Super PAC launches $100M campaign to challenge Trump

One of the Democratic Party’s largest super PACs on Thursday announced a $100 million campaign to reach about 2.5 million voters in four swing states — an early push by Democrats to challenge President Donald Trump in what will be a bruising and costly race for the White House in 2020.

The effort by Priorities USA starts now and focuses on expanding and mobilizing the pool of likely Democratic voters in Florida, Pennsylvania, Wisconsin and Michigan — states that backed Trump in 2016 after supporting his Democratic predecessor, President Barack Obama, four years earlier.

The campaign will rely heavily on digital advertising and media outreach to link Trump and his administration to Washington inaction on issues such as soaring health care costs, the group’s chairman Guy Cecil said Thursday.

About 80 staffers will work on the new effort, he said.

Priorities’ spending blitz comes as a slew of Democrats compete in earnest for the party’s nomination and Washington braces for completion of special counsel Robert Mueller’s Russia investigation. The President has repeatedly called the probe a “witch hunt.”

“We’re going to have a steady drumbeat that highlights and frames what matters during the chaos,” Cecil told reporters Thursday, as he outlined Priorities’ strategy and messaging. “So, while people are talking about Mueller, we’ll be talking about high health care prices,” he said. “When people are talking about tweets, we’ll be talking about wages.”

Asked to comment, Kayleigh McEnany, spokeswoman for the Trump campaign, responded: “We certainly welcome a debate on the President’s record. Thanks to President Trump, wages are growing at the fastest pace they have in ten years. … America is once again leading on the world stage, and President Trump has courageously tackled problems ignored for decades. … President Trump has and will continue to keep his focus on steadfastly winning for the American people.”

The four-state campaign will last until Democrats choose a nominee next year, Cecil said.

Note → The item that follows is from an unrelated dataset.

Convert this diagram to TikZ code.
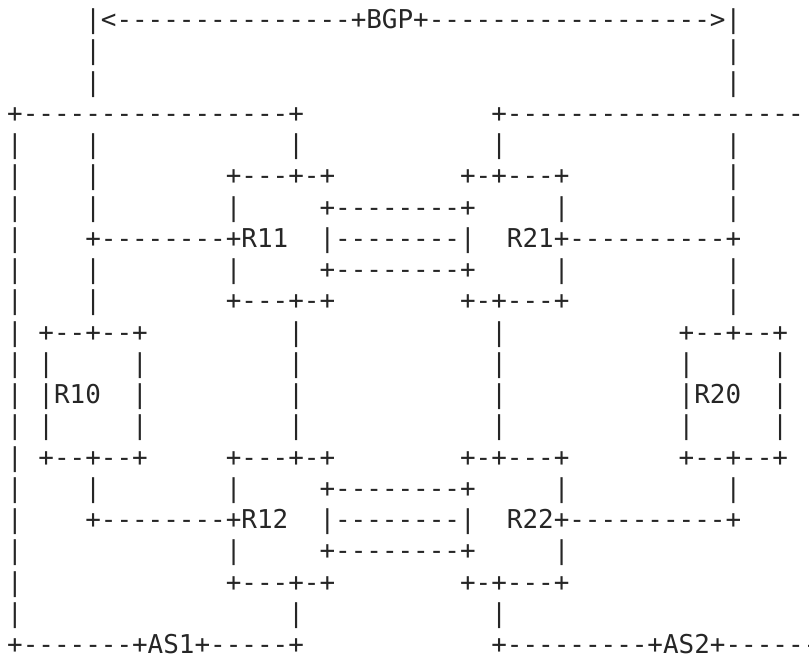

The group plans a separate push that will kick off later in the election calendar to target voters in another cluster of competitive states — Nevada, Arizona, North Carolina, New Hampshire and Georgia, a traditional Republican stronghold where Democrat Stacey Abrams mounted an attention-getting but failed bid for governor last year.

Priorities spent about $210 million in the 2016 presidential campaign to support Democrat Hillary Clinton. Guy said the group likely will spend as much in the 2020 fight, but it does not yet have a final budget for its presidential activity over the two-year election cycle.

The super PAC, which can raise and spend unlimited amounts to influence elections, was first established as a vehicle to support President Obama’s re-election in 2012. And its spending comes as a growing number of Democratic presidential candidates disavow big money in politics or say they don’t want super PACs working on their behalf.

Asked about those candidate denunciations, Cecil said Priorities has evolved from its roots as a super PAC aligned with a single presidential candidate to an organization working to “build a permanent digital infrastructure” for Democrats and expand voting rights through a nonprofit wing.

And he emphasized that the group won’t sit on the sidelines — no matter who wins the Democratic presidential nomination.

“Our focus is on three things: one, defeating Donald Trump, two, electing a Democratic majority to the United States Senate and on increasing turnout up and down in the ballot in all the states that we engage” Cecil said. “We intend to do that all the way through November of next year.”